## Short task
Starting at the first line of the data, please print exactly those lines through the one that holds "[5.72, 1.59], [6.06, 5.84, 1.59], [], [], [], [], [1.36], []];", omitting every picture.

+-------+

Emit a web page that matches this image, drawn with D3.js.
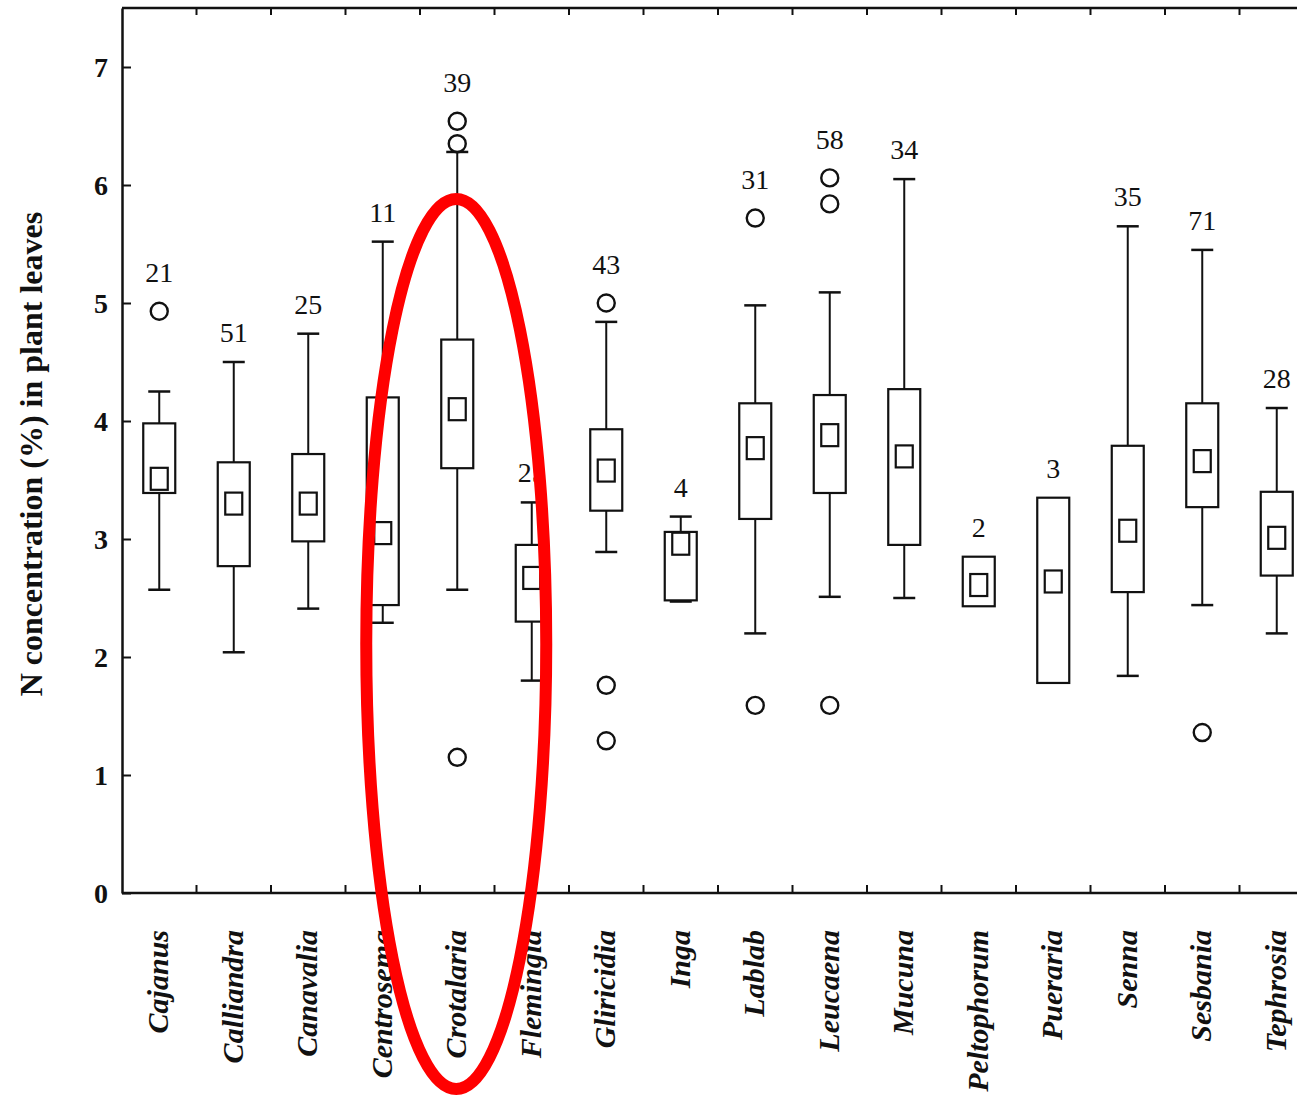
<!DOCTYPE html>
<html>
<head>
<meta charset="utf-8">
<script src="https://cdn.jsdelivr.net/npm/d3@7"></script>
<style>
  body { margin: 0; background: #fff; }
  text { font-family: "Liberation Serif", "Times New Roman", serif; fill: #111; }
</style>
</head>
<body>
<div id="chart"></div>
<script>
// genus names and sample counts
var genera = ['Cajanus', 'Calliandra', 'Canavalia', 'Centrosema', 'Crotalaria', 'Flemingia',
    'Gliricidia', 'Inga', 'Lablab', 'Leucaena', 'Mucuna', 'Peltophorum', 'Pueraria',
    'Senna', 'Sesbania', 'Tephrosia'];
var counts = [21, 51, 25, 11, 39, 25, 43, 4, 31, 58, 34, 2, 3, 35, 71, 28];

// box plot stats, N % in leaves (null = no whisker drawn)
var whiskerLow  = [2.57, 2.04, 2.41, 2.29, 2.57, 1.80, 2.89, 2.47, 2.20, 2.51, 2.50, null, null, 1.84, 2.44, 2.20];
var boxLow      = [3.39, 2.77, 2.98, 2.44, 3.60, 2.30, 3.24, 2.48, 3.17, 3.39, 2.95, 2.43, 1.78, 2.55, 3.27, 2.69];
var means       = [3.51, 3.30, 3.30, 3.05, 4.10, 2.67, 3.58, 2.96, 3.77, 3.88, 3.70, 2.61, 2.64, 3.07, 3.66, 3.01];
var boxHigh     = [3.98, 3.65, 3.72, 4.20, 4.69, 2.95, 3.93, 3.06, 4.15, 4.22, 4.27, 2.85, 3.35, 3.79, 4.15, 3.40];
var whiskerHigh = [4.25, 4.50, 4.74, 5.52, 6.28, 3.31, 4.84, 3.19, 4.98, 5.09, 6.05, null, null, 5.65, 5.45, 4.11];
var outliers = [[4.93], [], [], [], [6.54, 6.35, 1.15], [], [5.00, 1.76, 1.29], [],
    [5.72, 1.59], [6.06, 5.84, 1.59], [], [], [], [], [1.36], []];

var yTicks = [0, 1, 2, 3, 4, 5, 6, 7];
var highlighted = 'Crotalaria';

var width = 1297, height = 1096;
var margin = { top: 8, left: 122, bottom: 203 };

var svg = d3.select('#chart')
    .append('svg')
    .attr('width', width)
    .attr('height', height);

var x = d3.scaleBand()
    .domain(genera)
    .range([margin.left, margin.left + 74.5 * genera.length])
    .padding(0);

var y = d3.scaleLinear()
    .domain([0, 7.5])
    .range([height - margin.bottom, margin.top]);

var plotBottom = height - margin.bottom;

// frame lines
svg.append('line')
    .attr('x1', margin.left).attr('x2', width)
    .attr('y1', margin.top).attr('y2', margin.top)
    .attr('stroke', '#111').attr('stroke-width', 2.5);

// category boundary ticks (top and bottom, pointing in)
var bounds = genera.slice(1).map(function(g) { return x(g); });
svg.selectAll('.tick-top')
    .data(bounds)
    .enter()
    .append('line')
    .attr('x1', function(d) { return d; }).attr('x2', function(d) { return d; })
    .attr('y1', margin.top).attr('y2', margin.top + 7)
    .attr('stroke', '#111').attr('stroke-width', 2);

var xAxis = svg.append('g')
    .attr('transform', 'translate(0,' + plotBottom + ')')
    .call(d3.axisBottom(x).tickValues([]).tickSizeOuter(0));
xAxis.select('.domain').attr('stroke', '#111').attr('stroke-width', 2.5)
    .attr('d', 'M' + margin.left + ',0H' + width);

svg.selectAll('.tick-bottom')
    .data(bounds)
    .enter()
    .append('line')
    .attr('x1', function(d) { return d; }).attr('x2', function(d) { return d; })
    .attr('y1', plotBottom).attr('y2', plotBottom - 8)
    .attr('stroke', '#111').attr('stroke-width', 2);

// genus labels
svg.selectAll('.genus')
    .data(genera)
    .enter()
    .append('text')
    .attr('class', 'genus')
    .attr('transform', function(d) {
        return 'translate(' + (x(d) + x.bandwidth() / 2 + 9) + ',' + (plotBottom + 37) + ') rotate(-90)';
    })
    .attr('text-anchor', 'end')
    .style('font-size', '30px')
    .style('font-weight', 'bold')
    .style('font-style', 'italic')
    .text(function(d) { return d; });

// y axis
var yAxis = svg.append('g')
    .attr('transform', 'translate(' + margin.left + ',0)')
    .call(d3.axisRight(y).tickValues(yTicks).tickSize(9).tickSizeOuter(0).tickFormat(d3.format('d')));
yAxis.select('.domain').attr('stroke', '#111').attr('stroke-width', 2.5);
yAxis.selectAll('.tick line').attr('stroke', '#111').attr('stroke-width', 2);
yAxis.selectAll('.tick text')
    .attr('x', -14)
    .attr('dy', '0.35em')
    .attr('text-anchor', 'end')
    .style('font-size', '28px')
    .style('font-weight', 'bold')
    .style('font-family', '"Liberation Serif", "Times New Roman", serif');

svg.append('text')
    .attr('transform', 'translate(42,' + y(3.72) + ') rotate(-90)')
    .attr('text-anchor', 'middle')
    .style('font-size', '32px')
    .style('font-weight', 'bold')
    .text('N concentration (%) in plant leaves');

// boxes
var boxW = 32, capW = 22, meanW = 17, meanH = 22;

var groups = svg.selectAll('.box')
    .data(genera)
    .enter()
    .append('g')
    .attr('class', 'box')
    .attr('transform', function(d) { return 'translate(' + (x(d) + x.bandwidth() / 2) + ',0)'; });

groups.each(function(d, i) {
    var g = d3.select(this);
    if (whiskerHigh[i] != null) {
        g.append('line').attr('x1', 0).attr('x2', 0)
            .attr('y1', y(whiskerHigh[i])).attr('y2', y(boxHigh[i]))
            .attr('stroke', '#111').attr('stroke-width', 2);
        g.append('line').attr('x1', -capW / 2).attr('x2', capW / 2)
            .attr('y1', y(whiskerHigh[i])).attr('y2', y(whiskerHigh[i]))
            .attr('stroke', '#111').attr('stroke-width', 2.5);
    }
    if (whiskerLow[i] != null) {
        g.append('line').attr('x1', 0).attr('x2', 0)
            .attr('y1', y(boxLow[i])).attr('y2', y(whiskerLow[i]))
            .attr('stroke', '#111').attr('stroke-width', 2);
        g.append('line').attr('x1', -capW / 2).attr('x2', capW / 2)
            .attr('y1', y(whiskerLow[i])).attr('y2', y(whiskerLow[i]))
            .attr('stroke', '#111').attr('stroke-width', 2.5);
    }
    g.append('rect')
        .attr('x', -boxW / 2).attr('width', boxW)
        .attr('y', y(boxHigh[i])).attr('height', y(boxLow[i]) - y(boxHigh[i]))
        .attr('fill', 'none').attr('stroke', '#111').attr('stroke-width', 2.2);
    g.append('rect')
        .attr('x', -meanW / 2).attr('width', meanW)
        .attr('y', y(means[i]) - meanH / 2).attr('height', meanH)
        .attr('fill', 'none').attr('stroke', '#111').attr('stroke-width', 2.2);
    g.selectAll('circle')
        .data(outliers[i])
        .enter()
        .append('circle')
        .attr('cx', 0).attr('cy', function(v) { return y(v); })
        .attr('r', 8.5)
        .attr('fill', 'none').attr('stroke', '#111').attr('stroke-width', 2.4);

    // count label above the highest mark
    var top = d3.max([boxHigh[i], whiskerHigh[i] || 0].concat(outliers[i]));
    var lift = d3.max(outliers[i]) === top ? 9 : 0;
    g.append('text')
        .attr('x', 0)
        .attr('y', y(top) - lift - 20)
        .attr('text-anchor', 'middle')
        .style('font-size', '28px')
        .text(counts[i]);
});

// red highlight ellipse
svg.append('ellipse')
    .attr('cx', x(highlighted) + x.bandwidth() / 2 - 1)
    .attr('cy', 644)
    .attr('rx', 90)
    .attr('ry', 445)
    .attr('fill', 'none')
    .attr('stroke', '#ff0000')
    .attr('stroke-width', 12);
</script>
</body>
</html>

+-------+

## Output of the task
Emit a web page that matches this image, drawn with D3.js.
<!DOCTYPE html>
<html>
<head>
<meta charset="utf-8">
<script src="https://cdn.jsdelivr.net/npm/d3@7"></script>
<style>
  body { margin: 0; background: #fff; }
  text { font-family: "Liberation Serif", "Times New Roman", serif; fill: #111; }
</style>
</head>
<body>
<div id="chart"></div>
<script>
// genus names and sample counts
var genera = ['Cajanus', 'Calliandra', 'Canavalia', 'Centrosema', 'Crotalaria', 'Flemingia',
    'Gliricidia', 'Inga', 'Lablab', 'Leucaena', 'Mucuna', 'Peltophorum', 'Pueraria',
    'Senna', 'Sesbania', 'Tephrosia'];
var counts = [21, 51, 25, 11, 39, 25, 43, 4, 31, 58, 34, 2, 3, 35, 71, 28];

// box plot stats, N % in leaves (null = no whisker drawn)
var whiskerLow  = [2.57, 2.04, 2.41, 2.29, 2.57, 1.80, 2.89, 2.47, 2.20, 2.51, 2.50, null, null, 1.84, 2.44, 2.20];
var boxLow      = [3.39, 2.77, 2.98, 2.44, 3.60, 2.30, 3.24, 2.48, 3.17, 3.39, 2.95, 2.43, 1.78, 2.55, 3.27, 2.69];
var means       = [3.51, 3.30, 3.30, 3.05, 4.10, 2.67, 3.58, 2.96, 3.77, 3.88, 3.70, 2.61, 2.64, 3.07, 3.66, 3.01];
var boxHigh     = [3.98, 3.65, 3.72, 4.20, 4.69, 2.95, 3.93, 3.06, 4.15, 4.22, 4.27, 2.85, 3.35, 3.79, 4.15, 3.40];
var whiskerHigh = [4.25, 4.50, 4.74, 5.52, 6.28, 3.31, 4.84, 3.19, 4.98, 5.09, 6.05, null, null, 5.65, 5.45, 4.11];
var outliers = [[4.93], [], [], [], [6.54, 6.35, 1.15], [], [5.00, 1.76, 1.29], [],
    [5.72, 1.59], [6.06, 5.84, 1.59], [], [], [], [], [1.36], []];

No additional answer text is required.